One of the most widespread cultural stereotypes of our postmodern times is undoubtedly the supposed incompatibility of books and electronic media. Just as video killed the radio star (but did it, really?), the Internet, the e-book and Kindle are killing the book, hardback or paperback. The countless official reports on the erosion of reading habits and the alarming shrinking of time spent with a book in our hands are all based on that same hypothesis: as soon as other media pop up (yesterday, film and television; today, games and other digital media), the position of the book is in clear danger; certainly this is the case for the groups of readers who are insufficiently educated or lack the cultural capital to resist the temptations of the non-book forces.

The starting point of Jim Collins's timely book (also available as an e-book, I imagine) is that this opposition is not what can be observed when we look around. On the contrary: Books are everywhere now, including places where they had been completely absent until now (small-town America, for instance, thanks to the spread of chain stores such as Barnes and Noble and Borders). They are heavily promoted (as sexy, seductive objects), and they are also massively sold and marketed (mainly through the Internet, but not without the help of very "physical" groupings of people such as book clubs or reading groups). In the book business, sales figures are not shrinking, even if the types of books that are sold may no longer be the same as the ones academic gatekeepers have always dreamed of selling.

The ambition of Collins's study is not just to describe this phenomenon, although this is what the author is doing as well, often in very unexpected and refreshing ways, but to try to understand it, without condemning or defending the new forms of popular reading as such. In both cases, Collins manages with great acuteness and with a great sense of humor and (self-) irony to make us think differently on matters that will not leave any reader indifferent.

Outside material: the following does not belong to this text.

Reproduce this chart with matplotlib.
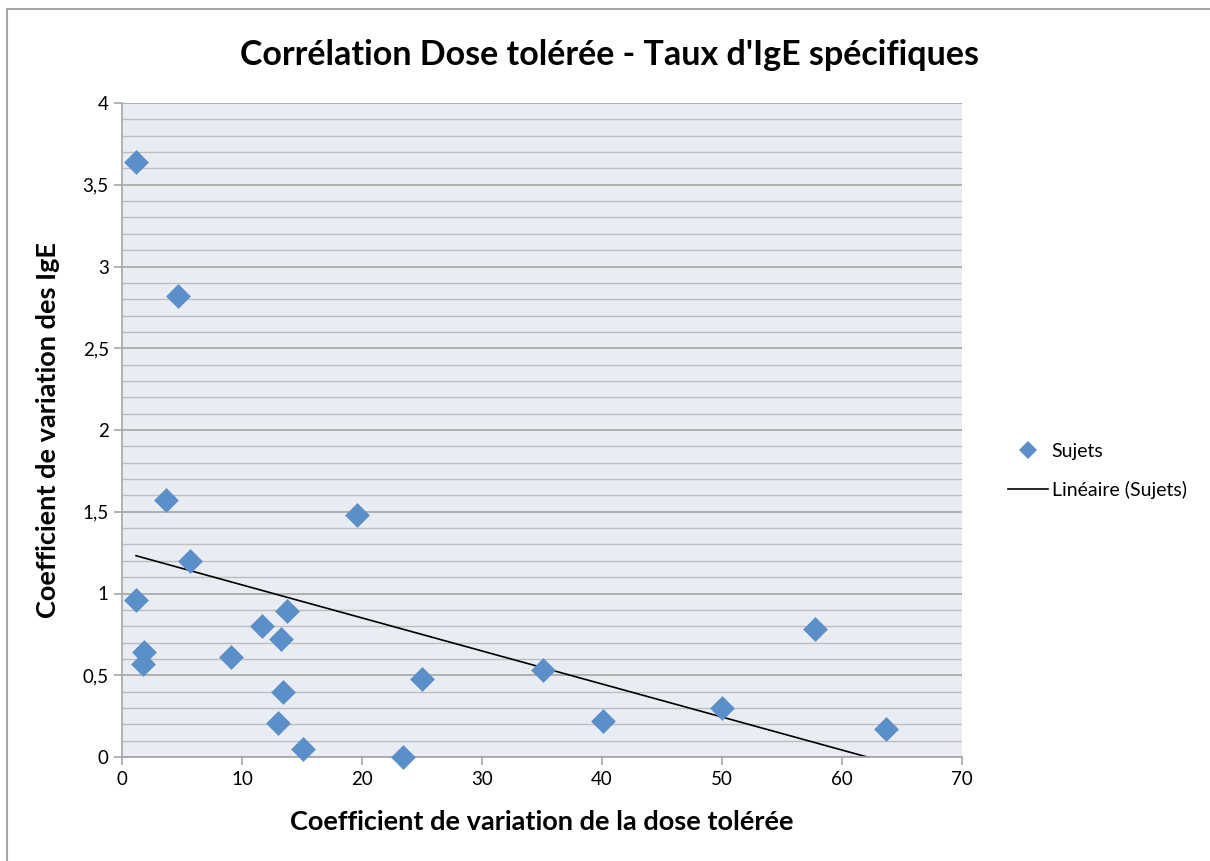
import numpy as np
import matplotlib
matplotlib.use("Agg")
import matplotlib.pyplot as plt
from matplotlib.lines import Line2D
from matplotlib.ticker import MultipleLocator, FuncFormatter

plt.rcParams['font.family'] = ['Lato', 'DejaVu Sans']

# Data
cv_dose = [1.17, 4.67, 3.67, 5.67, 19.6, 1.17, 1.83, 1.75, 9.08, 11.67, 13.25,
           13.75, 13.4, 13.0, 15.1, 23.4, 25.0, 35.1, 40.1, 50.0, 57.75, 63.7]
cv_ige = [3.64, 2.82, 1.57, 1.20, 1.48, 0.96, 0.64, 0.57, 0.61, 0.80, 0.72,
          0.89, 0.40, 0.21, 0.05, 0.00, 0.48, 0.53, 0.22, 0.30, 0.78, 0.17]

title = "Corrélation Dose tolérée - Taux d'IgE spécifiques"
xlabel = "Coefficient de variation de la dose tolérée"
ylabel = "Coefficient de variation des IgE"
series_label = "Sujets"
trend_label = "Linéaire (Sujets)"

blue = "#5B8FC9"

fig = plt.figure(figsize=(12.10, 8.61), dpi=100)
ax = fig.add_axes([122/1210, 1 - 757/861, (962-122)/1210, (757-103)/861])
ax.set_facecolor("#E9EDF3")

x = np.array(cv_dose)
y = np.array(cv_ige)
ax.scatter(x, y, marker='D', s=160, color=blue, zorder=3, clip_on=False, linewidths=0)

slope, intercept = np.polyfit(x, y, 1)
xs = np.array([x.min(), x.max()])
ax.plot(xs, slope * xs + intercept, color='black', lw=1.2, zorder=2)

ax.set_xlim(0, 70)
ax.set_ylim(0, 4)
ax.xaxis.set_major_locator(MultipleLocator(10))
ax.yaxis.set_major_locator(MultipleLocator(0.5))
ax.yaxis.set_minor_locator(MultipleLocator(0.1))
ax.yaxis.set_major_formatter(FuncFormatter(lambda v, p: ('%g' % v).replace('.', ',')))

ax.grid(axis='y', which='major', color='#A6A6A6', lw=1.2, zorder=0)
ax.grid(axis='y', which='minor', color='#BDBDBD', lw=1.0, zorder=0)
ax.set_axisbelow(True)

for s in ['top', 'right']:
    ax.spines[s].set_visible(False)
for s in ['left', 'bottom']:
    ax.spines[s].set_color('#A6A6A6')
    ax.spines[s].set_linewidth(1.2)

ax.tick_params(axis='both', which='major', direction='out', length=6, color='#A6A6A6',
               labelsize=13.5, labelcolor='black', width=1.2)
ax.tick_params(axis='y', which='minor', length=0)
ax.tick_params(axis='x', pad=4)

ax.set_xlabel(xlabel, fontsize=19.5, fontweight='bold', labelpad=16)
ax.set_ylabel(ylabel, fontsize=19.5, fontweight='bold', labelpad=16)

fig.text(610/1210, 1 - 55/861, title, fontsize=24.5, fontweight='bold', ha='center', va='center')

handles = [Line2D([], [], marker='D', color=blue, ls='none', markersize=9, markeredgewidth=0),
           Line2D([], [], color='black', lw=1.2)]
fig.legend(handles, [series_label, trend_label], loc='center left',
           bbox_to_anchor=(1008/1210, 1 - 471/861), frameon=False, fontsize=14,
           borderpad=0, borderaxespad=0,
           handlelength=2.05, handletextpad=0.2, labelspacing=1.05)

# outer chart border
fig.add_artist(Line2D([7/1210, 7/1210], [0, 1 - 9/861], transform=fig.transFigure, color='#A6A6A6', lw=1.5))
fig.add_artist(Line2D([7/1210, 1], [1 - 9/861, 1 - 9/861], transform=fig.transFigure, color='#A6A6A6', lw=1.5))

fig.savefig("out.png", dpi=100)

For Collins the most striking features of the recent evolutions of reading in popular culture (the title of the book is an allusion to a ritual sentence that punctuates Oprah Winfrey's Book Club shows) are more complex than it is often assumed. First of all, he underlines the fact that popular reading has dramatically changed in the last two or three decades (actually, since the emergence of the personal computer and the subsequent restructuring of social interaction). Popular reading is no longer a middle-brow attempt to catch up with something that is "missing" (mainly education, as formerly dispensed by qualified institutions) and whose "lack" is considered a major problem. Rather, it is a way of self-development. Second, this reading as self-development approach is no longer governed or determined by the authoritative voice of specialists (professors, national critics and so on). Instead, it is organized by the readers themselves, not in a purely individual way (that would be the populist option of the newly discovered readers' agency: I decide all by myself what is good or bad, and my taste is as good as yours) but via an intense dialogue with peer readers (one might call this the interactionist model: readers refuse to rely on the traditional gatekeepers; at the same time, however, they eagerly team up with others in all kinds of new social networks to try to find out what is good and what is bad).

For Collins this shift from "old" to "new" popular reading, that is, from reading "guided" by prestigious others to reading in which the readers themselves are taking the initiative, is not simply a shift from one type of reading to another. If today's popular readers have achieved agency, it is because the traditional system...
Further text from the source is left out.